Mengharapkan hasil akhir berupa denuklirisasi total Semenanjung Korea mungkin berlebihan. Namun, hal itu bisa dicapai sedikit demi sedikit melalui kepercayaan yang dibangun secara bertahap.
Oleh
Redaksi
·2 menit baca
”Panas” di Semenanjung Korea tak kunjung mereda. Peluncuran rudal Korea Utara menunjukkan ancaman nyata terhadap Amerika Serikat dan sekutunya masih ada.
Korea Utara pada Kamis (25/3/2021) meluncurkan dua rudal yang ditembakkan ke arah timur, ke laut di luar perairan teritorial Jepang. Setelah sekitar setahun tidak ada peluncuran rudal balistik, Korut kini melakukannya lagi. Peluncuran ini melanggar larangan Dewan Keamanan Perserikatan Bangsa-Bangsa (DK PBB) tentang uji coba rudal balistik oleh Korut.
Beberapa hal patut menjadi catatan. Pertama, rudal balistik berbahan bakar padat itu diperkirakan hasil modifikasi rudal berbahan bakar serupa yang dites sejak 2019. Peluncuran rudal balistik pada Kamis menunjukkan Korut tak berhenti mengembangkan persenjataan.

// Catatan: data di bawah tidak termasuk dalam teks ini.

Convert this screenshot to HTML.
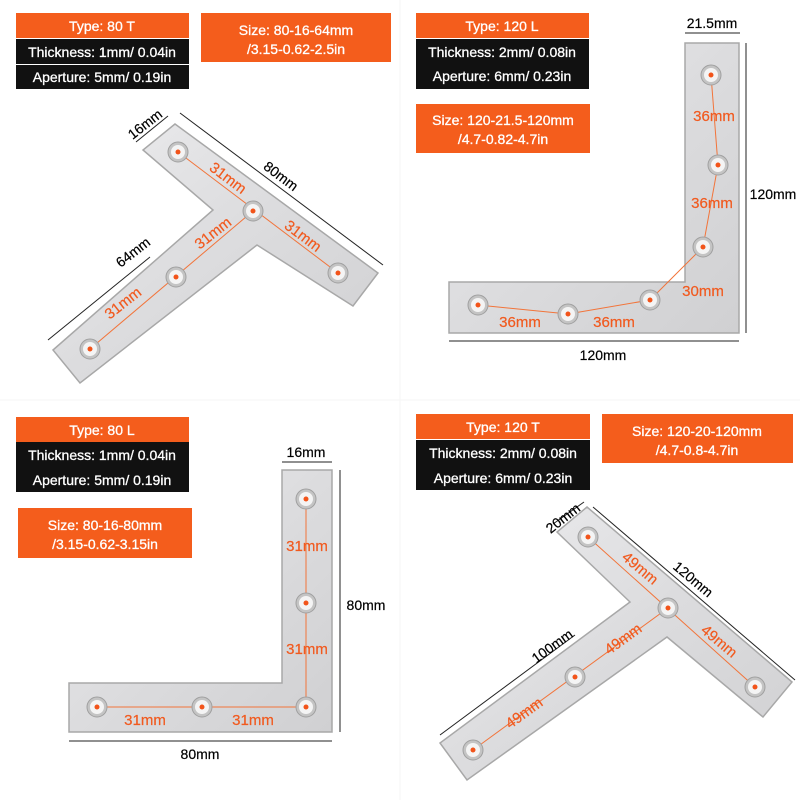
<!DOCTYPE html>
<html><head><meta charset="utf-8"><style>
html,body{margin:0;padding:0;background:#fff}
svg{display:block}
text{font-family:"Liberation Sans",sans-serif}
.w{fill:#fff;font-size:14px;text-anchor:middle;stroke:#fff;stroke-width:0.3}
.d{fill:#000;font-size:14px;text-anchor:middle;stroke:#000;stroke-width:0.2}
.r{fill:#f15a1f;font-size:15px;text-anchor:middle;stroke:#f15a1f;stroke-width:0.2}
.m{fill:url(#g);stroke:#a8a8a8;stroke-width:1.5}
.ln{stroke:#222;stroke-width:1}
.rl{stroke:#f2743a;stroke-width:1}
</style></head><body>
<svg width="800" height="800" viewBox="0 0 800 800" xmlns="http://www.w3.org/2000/svg">
<defs>
<linearGradient id="g" x1="0" y1="0" x2="1" y2="1">
<stop offset="0" stop-color="#ececee"/><stop offset="0.5" stop-color="#dcdcde"/><stop offset="1" stop-color="#d0d0d2"/>
</linearGradient>
<g id="h"><circle r="10" fill="#c4c4c4" stroke="#a0a0a0"/><circle r="7" fill="#f4f4f4"/><circle r="2.5" fill="#f2541a"/></g>
</defs>
<rect width="800" height="800" fill="#fff"/>
<line x1="400" y1="0" x2="400" y2="800" stroke="#f6f6f6"/>
<line x1="0" y1="400" x2="800" y2="400" stroke="#f6f6f6"/>

<!-- Q1 labels -->
<rect x="16" y="13" width="173" height="25" fill="#f45d1c"/><text class="w" x="102" y="31">Type: 80 T</text>
<rect x="16" y="39" width="173" height="25" fill="#111"/><text class="w" x="102" y="57">Thickness: 1mm/ 0.04in</text>
<rect x="16" y="65" width="173" height="24" fill="#111"/><text class="w" x="102" y="82">Aperture: 5mm/ 0.19in</text>
<rect x="201" y="13" width="190" height="49" fill="#f45d1c"/><text class="w" x="296" y="35">Size: 80-16-64mm</text><text class="w" x="296" y="54">/3.15-0.62-2.5in</text>
<!-- Q1 T -->
<polygon class="m" points="175,124 378,273 353,306 257,245 80,383 53,350 213,210 143,150"/>
<line class="rl" x1="178" y1="152" x2="338" y2="273"/><line class="rl" x1="253" y1="211" x2="90" y2="349"/>
<use href="#h" x="178" y="152"/><use href="#h" x="253" y="211"/><use href="#h" x="338" y="273"/><use href="#h" x="176" y="277"/><use href="#h" x="90" y="349"/>
<line class="ln" x1="180" y1="113" x2="383" y2="265"/><line class="ln" x1="136" y1="142" x2="168" y2="116"/><line class="ln" x1="48" y1="340" x2="150" y2="257"/>
<text class="d" transform="translate(148,128) rotate(-38)">16mm</text>
<text class="d" transform="translate(278,180) rotate(37)">80mm</text>
<text class="d" transform="translate(136,256) rotate(-38)">64mm</text>
<text class="r" transform="translate(225,182) rotate(37)">31mm</text>
<text class="r" transform="translate(300,240) rotate(37)">31mm</text>
<text class="r" transform="translate(216,237) rotate(-38)">31mm</text>
<text class="r" transform="translate(126,307) rotate(-38)">31mm</text>

<!-- Q2 labels -->
<rect x="416" y="13" width="173" height="25" fill="#f45d1c"/><text class="w" x="502" y="31">Type: 120 L</text>
<rect x="416" y="39" width="173" height="25" fill="#111"/><text class="w" x="502" y="57">Thickness: 2mm/ 0.08in</text>
<rect x="416" y="64" width="173" height="25" fill="#111"/><text class="w" x="502" y="81">Aperture: 6mm/ 0.23in</text>
<rect x="416" y="104" width="174" height="49" fill="#f45d1c"/><text class="w" x="503" y="125">Size: 120-21.5-120mm</text><text class="w" x="503" y="144">/4.7-0.82-4.7in</text>
<path class="m" d="M685,43 H739 V333 H449 V282 H685 Z"/>
<polyline class="rl" fill="none" points="711,75 718,165 703,247 650,300 568,314 478,305"/>
<use href="#h" x="711" y="75"/><use href="#h" x="718" y="165"/><use href="#h" x="703" y="247"/><use href="#h" x="650" y="300"/><use href="#h" x="568" y="314"/><use href="#h" x="478" y="305"/>
<line class="ln" x1="685" y1="33" x2="740" y2="33"/><text class="d" x="712" y="28">21.5mm</text>
<line class="ln" x1="746" y1="43" x2="746" y2="333"/><text class="d" x="773" y="199">120mm</text>
<line class="ln" x1="449" y1="341" x2="739" y2="341"/><text class="d" x="603" y="360">120mm</text>
<text class="r" x="714" y="121">36mm</text>
<text class="r" x="712" y="208">36mm</text>
<text class="r" x="703" y="296">30mm</text>
<text class="r" x="520" y="327">36mm</text><text class="r" x="614" y="327">36mm</text>

<!-- Q3 labels -->
<rect x="16" y="417" width="173" height="25" fill="#f45d1c"/><text class="w" x="102" y="435">Type: 80 L</text>
<rect x="16" y="442" width="173" height="25" fill="#111"/><text class="w" x="102" y="460">Thickness: 1mm/ 0.04in</text>
<rect x="16" y="467" width="173" height="25" fill="#111"/><text class="w" x="102" y="485">Aperture: 5mm/ 0.19in</text>
<rect x="18" y="508" width="174" height="50" fill="#f45d1c"/><text class="w" x="105" y="530">Size: 80-16-80mm</text><text class="w" x="105" y="549">/3.15-0.62-3.15in</text>
<path class="m" d="M282,470 H332 V732 H69 V683 H282 Z"/>
<polyline class="rl" fill="none" points="306,499 306,707 97,707"/>
<use href="#h" x="306" y="499"/><use href="#h" x="306" y="603"/><use href="#h" x="306" y="707"/><use href="#h" x="202" y="707"/><use href="#h" x="97" y="707"/>
<line class="ln" x1="282" y1="462" x2="332" y2="462"/><text class="d" x="306" y="457">16mm</text>
<line class="ln" x1="340" y1="470" x2="340" y2="732"/><text class="d" x="366" y="610">80mm</text>
<line class="ln" x1="69" y1="741" x2="332" y2="741"/><text class="d" x="200" y="759">80mm</text>
<text class="r" x="307" y="551">31mm</text><text class="r" x="307" y="654">31mm</text>
<text class="r" x="145" y="725">31mm</text><text class="r" x="253" y="725">31mm</text>

<!-- Q4 labels -->
<rect x="416" y="414" width="174" height="25" fill="#f45d1c"/><text class="w" x="503" y="432">Type: 120 T</text>
<rect x="416" y="440" width="174" height="25" fill="#111"/><text class="w" x="503" y="458">Thickness: 2mm/ 0.08in</text>
<rect x="416" y="465" width="174" height="25" fill="#111"/><text class="w" x="503" y="483">Aperture: 6mm/ 0.23in</text>
<rect x="602" y="414" width="191" height="49" fill="#f45d1c"/><text class="w" x="697" y="436">Size: 120-20-120mm</text><text class="w" x="697" y="455">/4.7-0.8-4.7in</text>
<polygon class="m" points="587,507 792,682 763,717 667,637 467,780 440,743 630,602 557,532"/>
<line class="rl" x1="588" y1="537" x2="755" y2="687"/><line class="rl" x1="668" y1="608" x2="473" y2="750"/>
<use href="#h" x="588" y="537"/><use href="#h" x="668" y="608"/><use href="#h" x="755" y="687"/><use href="#h" x="575" y="677"/><use href="#h" x="473" y="750"/>
<line class="ln" x1="593" y1="507" x2="795" y2="680"/><line class="ln" x1="553" y1="524" x2="584" y2="502"/><line class="ln" x1="440" y1="735" x2="575" y2="635"/>
<text class="d" transform="translate(566,522) rotate(-38)">20mm</text>
<text class="d" transform="translate(690,583) rotate(40)">120mm</text>
<text class="d" transform="translate(555,650) rotate(-36)">100mm</text>
<text class="r" transform="translate(637,572) rotate(40)">49mm</text>
<text class="r" transform="translate(716,645) rotate(40)">49mm</text>
<text class="r" transform="translate(626,643) rotate(-36)">49mm</text>
<text class="r" transform="translate(527,717) rotate(-36)">49mm</text>
</svg>
</body></html>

Kedua, rudal balistik diluncurkan saat pemerintahan Presiden Amerika Serikat Joe Biden baru merampungkan pendekatan terhadap sekutunya di Asia Timur, Korsel, dan Jepang. Peluncuran rudal hasil pengembangan terbaru Korut memberikan peringatan kepada Biden bahwa ada urusan yang belum selesai antara Washington dan Pyongyang.
Sebelumnya, Minggu (21/3/2021), Korut juga meluncurkan rudal, tetapi bertipe rudal jelajah. Peluncuran rudal jelajah ini tak menimbulkan respons besar ketimbang rudal balistik karena tidak melanggar larangan Dewan Keamanan PBB. Potensi ancaman bahaya yang ditimbulkan rudal balistik dinilai lebih besar ketimbang rudal jelajah.
Semenanjung Korea kembali panas. Biden dituntut merumuskan pendekatan baru terhadap Korut. Pendekatan yang dilakukan Presiden Donald Trump untuk meredam pengembangan senjata Korut tak berlanjut. Saat itu, Pemimpin Korut Kim Jong Un menghendaki AS mencabut seluruh sanksi atas negaranya setelah ia menghentikan pengembangan senjata. Trump menolak, karena penghentian pengembangan senjata baru sebagian, belum menyeluruh. Korut bisa meninggalkan kesepakatan dan kembali mengembangkan senjata.
Hal yang penting untuk diperhatikan dalam merumuskan pendekatan terhadap Korut ialah memastikan apa yang diinginkan Kim. Ia menginginkan sanksi ekonomi, larangan ekspor, dan sebagainya segera dicabut guna menyelamatkan perekonomian negara, apalagi di tengah tekanan pandemi Covid-19. Di sisi lain, mencabut sanksi ekonomi berarti memberikan peluang bagi Pyongyang untuk lebih cepat mengembangkan persenjataan. Hal ini akan memberikan ancaman bagi AS dan sekutunya, Jepang serta Korsel.
Negosiasi terbatas dapat ditempuh Washington. Sanksi dicabut sebagian dengan syarat sebagian aspek pengembangan persenjataan juga dihentikan. Jika Kim menyetujui model kesepakatan ini, tantangan berikutnya ialah pengawasan kesepakatan. Tentu bukan hal mudah membangun kepercayaan sehingga Korut mau bersikap transparan terhadap AS.
Diplomasi nan pelik harus ditempuh AS bersama sekutunya, selain diperlukan dukungan China. Mengharapkan hasil akhir berupa denuklirisasi total Semenanjung Korea mungkin berlebihan. Namun, hal itu bisa dicapai sedikit demi sedikit melalui kepercayaan yang dibangun secara bertahap.